This week the InSider finds the new police boundaries confronting, while rejoicing in proof that the human brain can match AI.

The InSider is in a spin after a week marked by pollies pointing their fingers at opposing parties over who is leaning to the right and just how far.
When news emerged of the SA Liberal Women’s Council inviting exiled Victorian Liberal MP Moira Deeming to be a guest speaker at its AGM the Labor State Government was quick to call a presser about the “Liberals’ far right takeover”.
Deeming attended an anti-trans rally gatecrashed by neo-Nazis and was suspended from the Victorian parliamentary party.
Curiously, the State Government’s press conference was fronted by Labor right faction MP and Treasurer Stephen Mullighan who was keen for the media to ask the Liberal party’s moderates Michelle Lensink and Jing Lee whether they “endorse the move”.
He was backed by another on the more conservative side of the Labor Party, Transport Minister Tom Koutsantonis.
The two were not as chatty when news emerged about their own Primary Industries Minister Clare Scriven attending last weekend’s ball held by anti-abortion group Love Adelaide along with the Liberal party’s Alex Antic, Ben Hood, Nicola Centofanti and One Nation’s Sarah Game.
Confused? Well the argy-bargy over who really is right is bound to continue as the State Government pushes its line of an Opposition in turmoil following the resignation of Liberal Party member Nick McBride.
It’s been a brutal few weeks for some of the state’s most vulnerable, as tough-talking politicians and police start shifting some of our troubled and homeless folk around the city.
One Adelaide media headline described draconian new rules giving police more powers to search and remove people from places like outside parliament house in North Terrace as “pest control”.

A photograph taken from a Parliament House window showing one clearly struggling person lying on the ground near a bus stop is apparently clear evidence of how anti-social behaviour is gripping our city.
Luckily for that parliament house snapper, Attorney-General Kyam Maher has stepped in to give police extra powers to get rid of problem people in a new grid bordered by Grenfell/Currie Street, Pultney Street, West Terrace, Montefiore Road, the River Torrens, Victoria Drive, Kintore Avenue and North Terrace. The zone also bisects two city squares.
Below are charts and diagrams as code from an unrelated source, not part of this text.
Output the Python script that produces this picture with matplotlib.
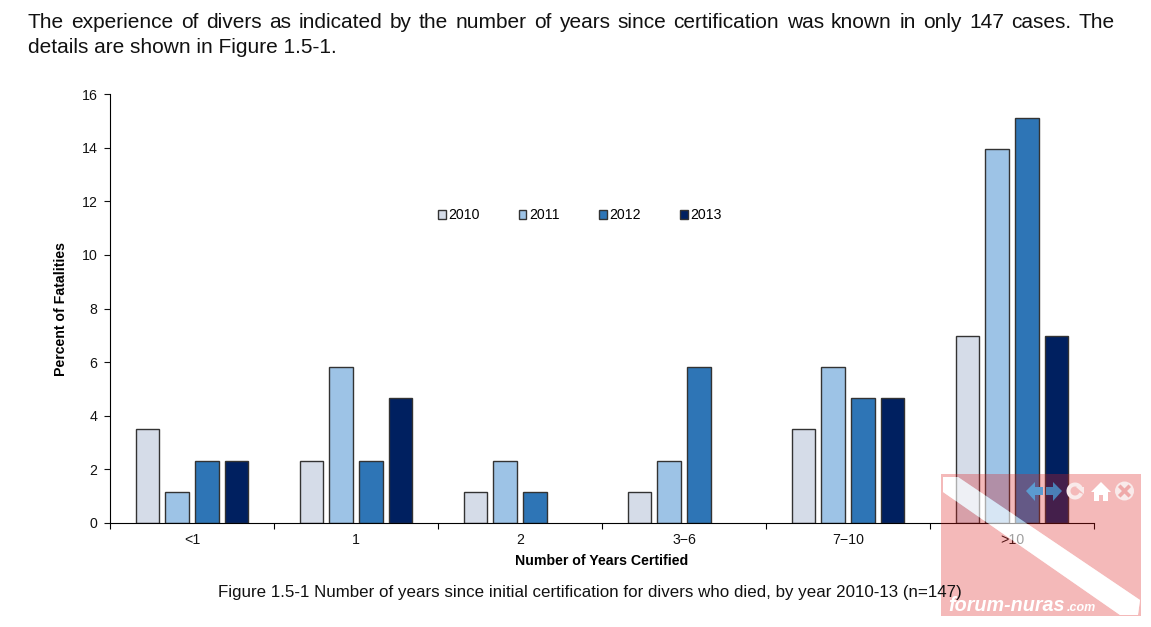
import matplotlib
matplotlib.use("Agg")
import matplotlib.pyplot as plt
import numpy as np
from matplotlib.patches import Circle, PathPatch, Polygon, Wedge
from matplotlib.path import Path
from matplotlib.ticker import FixedLocator, NullFormatter

plt.rcParams["font.family"] = ["Liberation Sans", "DejaVu Sans"]

# data
categories = ["<1", "1", "2", "3\u22126", "7\u221210", ">10"]
years = ["2010", "2011", "2012", "2013"]
pct_2010 = [3.49, 2.33, 1.16, 1.16, 3.49, 6.98]
pct_2011 = [1.16, 5.81, 2.33, 2.33, 5.81, 13.95]
pct_2012 = [2.33, 2.33, 1.16, 5.81, 4.65, 15.12]
pct_2013 = [2.33, 4.65, 0, 0, 4.65, 6.98]
yticks = [0, 2, 4, 6, 8, 10, 12, 14, 16]

COLOURS = ["#D5DCE8", "#9DC3E6", "#2E75B6", "#002060"]
PINK = (222 / 255, 29 / 255, 29 / 255, 0.31)

LINE_1 = ("The experience of divers as indicated by the number of years since "
          "certification was known in only 147 cases. The")
LINE_2 = "details are shown in Figure 1.5-1."
CAPTION = ("Figure 1.5-1 Number of years since initial certification for "
           "divers who died, by year 2010-13 (n=147)")

W, H = 1151, 627
fig = plt.figure(figsize=(W / 100, H / 100), dpi=100, facecolor="white")

# ─── bar chart ───────────────────────────────────────────────────────────────
ax = fig.add_axes([110 / W, 1 - 523 / H, 984 / W, 429 / H])
x = np.arange(len(categories))
step = 0.181
width = 0.146
series = [pct_2010, pct_2011, pct_2012, pct_2013]
for j, (vals, col) in enumerate(zip(series, COLOURS)):
    keep = [i for i, v in enumerate(vals) if v > 0]
    ax.bar(x[keep] + (j - 1.5) * step, [vals[i] for i in keep], width,
           color=col, edgecolor="#333333", linewidth=1.0, label=years[j])

ax.set_xlim(-0.5, len(categories) - 0.5)
ax.set_ylim(0, 16)
ax.set_yticks(yticks)
ax.tick_params(axis="y", labelsize=10.2, length=4, width=0.8, pad=5, colors="#111111")
ax.set_xticks(x)
ax.set_xticklabels(categories)
ax.tick_params(axis="x", which="major", length=0, labelsize=10.2, pad=7, colors="#111111")
ax.xaxis.set_minor_locator(FixedLocator(np.arange(len(categories) + 1) - 0.5))
ax.xaxis.set_minor_formatter(NullFormatter())
ax.tick_params(axis="x", which="minor", length=4, width=0.8)
ax.spines["top"].set_visible(False)
ax.spines["right"].set_visible(False)
ax.set_xlabel("Number of Years Certified", fontsize=10.2, fontweight="bold", labelpad=5.5)
ax.set_ylabel("Percent of Fatalities", fontsize=10.2, fontweight="bold", labelpad=10)
ax.legend(loc="center", bbox_to_anchor=(0.4775, 0.717), ncols=4,
          frameon=False, fontsize=10.2, handlelength=0.55, handleheight=0.55,
          handletextpad=0.2, columnspacing=2.75)

# ─── overlay in pixel coordinates: page text and watermark ───────────────────
page = fig.add_axes([0, 0, 1, 1], facecolor="none")
page.set_xlim(0, W)
page.set_ylim(H, 0)
page.axis("off")


def justified(line, x0, x1, y, size):
    words = line.split(" ")
    renderer = fig.canvas.get_renderer()
    items = [page.text(0, y, w, fontsize=size, va="baseline", color="#111111") for w in words]
    widths = [t.get_window_extent(renderer).width for t in items]
    gap = (x1 - x0 - sum(widths)) / (len(words) - 1)
    pos = x0
    for t, w in zip(items, widths):
        t.set_x(pos)
        pos += w + gap


justified(LINE_1, 28, 1115, 28, 15)
page.text(28, 53, LINE_2, fontsize=15, va="baseline", color="#111111")
page.text(590, 597, CAPTION, fontsize=12.2, ha="center", va="baseline", color="#111111")

# watermark
stripe = [(943, 477), (958, 477), (1140, 600), (1138, 615), (1120, 615), (943, 492)]
frame = [(941, 474), (1141, 474), (1141, 616), (941, 616), (941, 474)]
verts = frame + stripe[::-1] + [stripe[-1]]
codes = ([Path.MOVETO] + [Path.LINETO] * 3 + [Path.CLOSEPOLY]
         + [Path.MOVETO] + [Path.LINETO] * 5 + [Path.CLOSEPOLY])
page.add_patch(PathPatch(Path(verts, codes), facecolor=PINK, edgecolor="none"))
page.add_patch(Polygon(stripe, closed=True, facecolor=(1, 1, 1, 0.6), edgecolor="none"))

page.add_patch(Polygon([(1026, 491), (1035, 482), (1035, 487), (1043, 487), (1043, 495),
                        (1035, 495), (1035, 501)], closed=True, facecolor="#5B9BD0", edgecolor="none"))
page.add_patch(Polygon([(1062, 491), (1053, 482), (1053, 487), (1046, 487), (1046, 495),
                        (1053, 495), (1053, 501)], closed=True, facecolor="#4A7FB5", edgecolor="none"))
# y axis of this overlay runs downward, so wedge angles are mirrored
page.add_patch(Wedge((1075, 491), 8.5, 20, 330, width=4, facecolor="#F9EAEA", edgecolor="none"))
page.add_patch(Polygon([(1076, 487), (1084, 487), (1084, 494)], closed=True,
                       facecolor="#F9EAEA", edgecolor="none"))
page.add_patch(Polygon([(1091, 492), (1101, 482), (1111, 492), (1108, 492), (1108, 501),
                        (1103, 501), (1103, 495), (1099, 495), (1099, 501), (1094, 501),
                        (1094, 492)], closed=True, facecolor="white", edgecolor="none"))
page.add_patch(Circle((1124.5, 491), 9.5, facecolor="#F9EAEA", edgecolor="none"))
page.plot([1120.5, 1128.5], [487, 495], color="#EFA9A9", lw=2.6)
page.plot([1120.5, 1128.5], [495, 487], color="#EFA9A9", lw=2.6)
page.text(948, 611, "forum-nuras", fontsize=14.2, fontweight="bold", style="italic",
          color="white", va="baseline")
page.text(1067, 611, ".com", fontsize=9, fontweight="bold", style="italic",
          color="white", va="baseline")
page.set_xlim(0, W)
page.set_ylim(H, 0)

fig.savefig("out.png", dpi=100)
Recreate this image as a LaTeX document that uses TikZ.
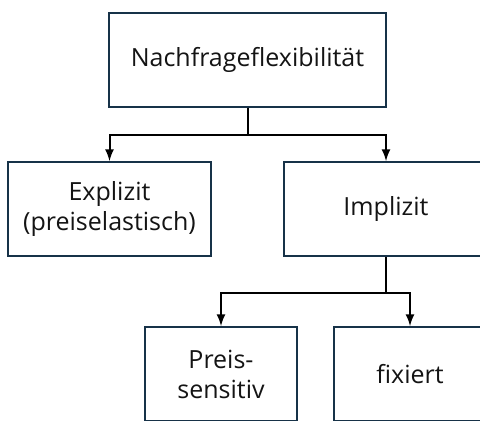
\documentclass[tikz,border=0pt]{standalone}
\usepackage{fontspec}
\setmainfont{Open Sans}
\usepackage{tikz}
\usetikzlibrary{arrows}
\definecolor{boxline}{RGB}{23, 50, 72}
\definecolor{textgray}{RGB}{20, 20, 20}

\begin{document}
\begin{tikzpicture}[x=0.5pt, y=-0.5pt,
            kasten/.style={draw=boxline, line width=1pt, fill=white, text=textgray, align=center,
                           minimum height=47pt, inner sep=0pt, font=\fontsize{12.5}{15}\selectfont},
            pfeil/.style={draw=black, line width=1pt, -latex}]
            \useasboundingbox (0,0) rectangle (480,420);
            \clip (0,0) rectangle (480,420);
            \node[kasten, minimum width=138.5pt] (nachfrage) at (247.5, 59.5) {Nachfrageflexibilität};
            \node[kasten, minimum width=101.5pt] (explizit)  at (109.5,209.0) {Explizit\\(preiselastisch)};
            \node[kasten, minimum width=102.0pt] (implizit)  at (386.0,209.0) {Implizit};
            \node[kasten, minimum width= 76.0pt] (preis)     at (221.0,374.0) {Preis-\\sensitiv};
            \node[kasten, minimum width= 76.0pt] (fixiert)   at (410.0,374.0) {fixiert};
            \draw[pfeil] (nachfrage.south) -- ++(0,27) -| (explizit.north);
            \draw[pfeil] (nachfrage.south) -- ++(0,27) -| (implizit.north);
            \draw[pfeil] (implizit.south)  -- ++(0,36) -| (preis.north);
            \draw[pfeil] (implizit.south)  -- ++(0,36) -| (fixiert.north);
\end{tikzpicture}
\end{document}
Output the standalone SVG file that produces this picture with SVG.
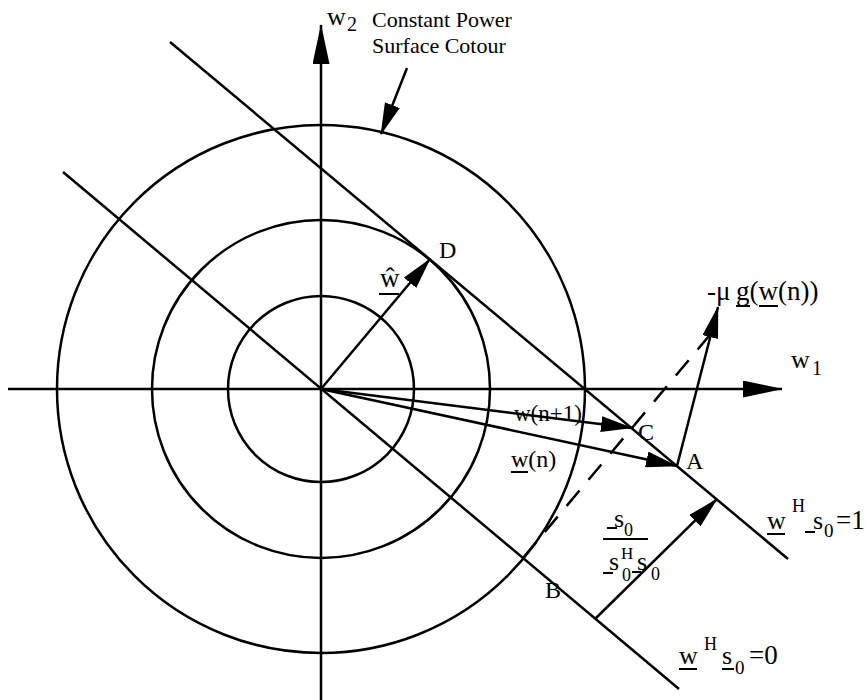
<svg xmlns="http://www.w3.org/2000/svg" width="867" height="700" viewBox="0 0 867 700">
<style>
.ln{stroke:#000;stroke-width:2.5;fill:none}
.ul{stroke:#000;stroke-width:2;fill:none}
.t{font-family:"Liberation Serif","Times New Roman",serif;fill:#000}
</style>
<defs>
<marker id="big" markerUnits="userSpaceOnUse" markerWidth="40" markerHeight="17" viewBox="0 0 40 17" refX="39" refY="8.5" orient="auto"><path d="M0,0 L40,8.5 L0,17 Z" fill="#000"/></marker>
<marker id="arr" markerUnits="userSpaceOnUse" markerWidth="32" markerHeight="16" viewBox="0 0 32 16" refX="31" refY="8" orient="auto"><path d="M0,0 L32,8 L0,16 Z" fill="#000"/></marker>
</defs>
<rect width="867" height="700" fill="#fff"/>
<g id="contours">
<circle class="ln" cx="321" cy="389" r="93"/>
<circle class="ln" cx="321" cy="389" r="169"/>
<circle class="ln" cx="321" cy="389" r="264"/>
</g>
<g id="connectors">
<path class="ln" d="M8,389 L782,389" marker-end="url(#big)"/>
<path class="ln" d="M321,700 L321,25" marker-end="url(#big)"/>
<path class="ln" d="M170,42 L788,559"/>
<path class="ln" d="M63,172 L679,689"/>
<path class="ln" d="M321,389 L430,259" marker-end="url(#arr)"/>
<path class="ln" d="M321,389 L632,428" marker-end="url(#arr)"/>
<path class="ln" d="M321,389 L677,466" marker-end="url(#arr)"/>
<path class="ln" d="M677,466 L718,307" marker-end="url(#arr)"/>
<path class="ln" d="M595,619 L717,499" marker-end="url(#arr)"/>
<path class="ln" d="M523,558 L714,330" stroke-dasharray="20 14"/>
<path class="ln" d="M407,68 L381,134" marker-end="url(#arr)"/>
</g>
<g id="labels">
<text class="t" x="327" y="25" font-size="26">w</text><text class="t" x="347" y="31" font-size="20">2</text>
<text class="t" x="372" y="27" font-size="22">Constant Power</text>
<text class="t" x="372" y="53" font-size="22">Surface Cotour</text>
<text class="t" x="791" y="368" font-size="26">w</text><text class="t" x="812" y="375" font-size="20">1</text>
<text class="t" x="439" y="258" font-size="24">D</text>
<text class="t" x="380" y="287" font-size="27">ŵ</text><line class="ul" x1="379" y1="294" x2="399" y2="294"/>
<text class="t" x="707" y="300" font-size="27">-μ</text>
<text class="t" x="736" y="300" font-size="27">g(w(n))</text><line class="ul" x1="736" y1="306" x2="750" y2="306"/><line class="ul" x1="759" y1="306" x2="778" y2="306"/>
<text class="t" x="514" y="421" font-size="23">w(n+1)</text>
<text class="t" x="511" y="467" font-size="24">w(n)</text><line class="ul" x1="511" y1="472" x2="528" y2="472"/>
<text class="t" x="638" y="440" font-size="24">C</text>
<text class="t" x="686" y="469" font-size="24">A</text>
<text class="t" x="545" y="598" font-size="24">B</text>
<g id="fraction">
<text class="t" x="614" y="527" font-size="26">s</text><text class="t" x="624" y="536" font-size="18">0</text><line class="ul" x1="607" y1="528" x2="617" y2="528"/>
<line class="ul" x1="603" y1="539" x2="648" y2="539"/>
<text class="t" x="609" y="570" font-size="26">s</text><text class="t" x="621" y="559" font-size="17">H</text><text class="t" x="622" y="581" font-size="18">0</text><line class="ul" x1="603" y1="573" x2="613" y2="573"/>
<text class="t" x="637" y="570" font-size="26">s</text><text class="t" x="651" y="580" font-size="18">0</text><line class="ul" x1="632" y1="572" x2="641" y2="572"/>
</g>
<g id="eq1">
<text class="t" x="767" y="529" font-size="26">w</text><line class="ul" x1="767" y1="534" x2="785" y2="534"/>
<text class="t" x="792" y="512" font-size="18">H</text>
<text class="t" x="813" y="529" font-size="26">s</text><line class="ul" x1="805" y1="532" x2="815" y2="532"/>
<text class="t" x="824" y="537" font-size="19">0</text>
<text class="t" x="836" y="529" font-size="27">=1</text>
</g>
<g id="eq0">
<text class="t" x="679" y="664" font-size="26">w</text><line class="ul" x1="679" y1="669" x2="697" y2="669"/>
<text class="t" x="704" y="650" font-size="18">H</text>
<text class="t" x="722" y="664" font-size="26">s</text><line class="ul" x1="722" y1="669" x2="734" y2="669"/>
<text class="t" x="735" y="674" font-size="19">0</text>
<text class="t" x="749" y="664" font-size="27">=0</text>
</g>
</g>
</svg>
Police are now free to search, remove and ban people from the area seven days a week and, if they dare venture back into the grid too soon, they can be fined $2500.
Bedding for those sleeping rough is already appearing in doorways on the outskirts of the grid: one can only surmise the answer to this sad social problem will be to just keep making the grid larger.
While there have been press releases saying a new “camp” will be set up on parklands and services will wrap around those being moved out of sight, it’s not clear where people searched, removed and banned will actually land.
It’s a far cry from the language our state was using just a few years back when a coalition of more than 30 organisations – including three SA government departments and the City of Adelaide – signed up to a zero homeless target by 2020.
Mi3, a website that provides “intelligent and challenging perspectives from the industry on the key themes that are shaping it now and into the future”, has taken aim at the University of South Australia’s Ehrenberg-Bass Institute (EBI).
In a post titled “It’s not enough merely to win – others must lose: Why the Ehrenberg-Bass Institute’s MO is destructive to the marketing profession”, James Hurman, a founding partner of the site, states that the institute “is back at it again – out in the world denouncing anything marketing effectiveness-related that hasn’t been produced by about 100 of its own marketing science researchers and academics”.
The stoush has been brewing for a while but seems to have come to a head at the World Federation of Advertisers’ Forum Connect event in Singapore, when EBI reps reportedly dismissed industry thinking around effectiveness research in marketing.
In his close to 3000-word rebuttal, Hurman slings everything at EBI and delves into why its 95/5 rule is less effective than the industry standard 60/40 rule. Don’t ask, the InSider can’t figure what that means out either. But suffice it to say, the South Aussie institute has ruffled a lot of marketing feathers.
Speaking of feathers, Flinders University released a research paper this week titled “Predicting predator-prey interactions in terrestrial endotherms using random forest”.
The accompanying press release states that “the Flinders team’s new research found that machine learning techniques can use a species’ traits to predict predator-prey interactions accurately for birds and mammals. By identifying species that interact, machine learning can then help to predict and hopefully avoid extinctions before they happen”.
The InSider is no ecologist but reckons we could have charted this just as well as the bot after studying the infographic attached to the release.

It’s Bastille Day, the most famous day of the French Revolution, and that should inspire striking Hollywood writers and actors to storm the hills of Los Angeles and tear down the famous Hollywood sign that was erected on this day in 1923.
That would entail a bit of artistic license, however, since the original sign said HollywoodLand and was an advertisement for a new subdivision.
It wasn’t until 1944 that the sign became the property of Los Angeles and a renovation dropped the “Land”. And with the writers on strike, there’s no one to script the perfect revolt.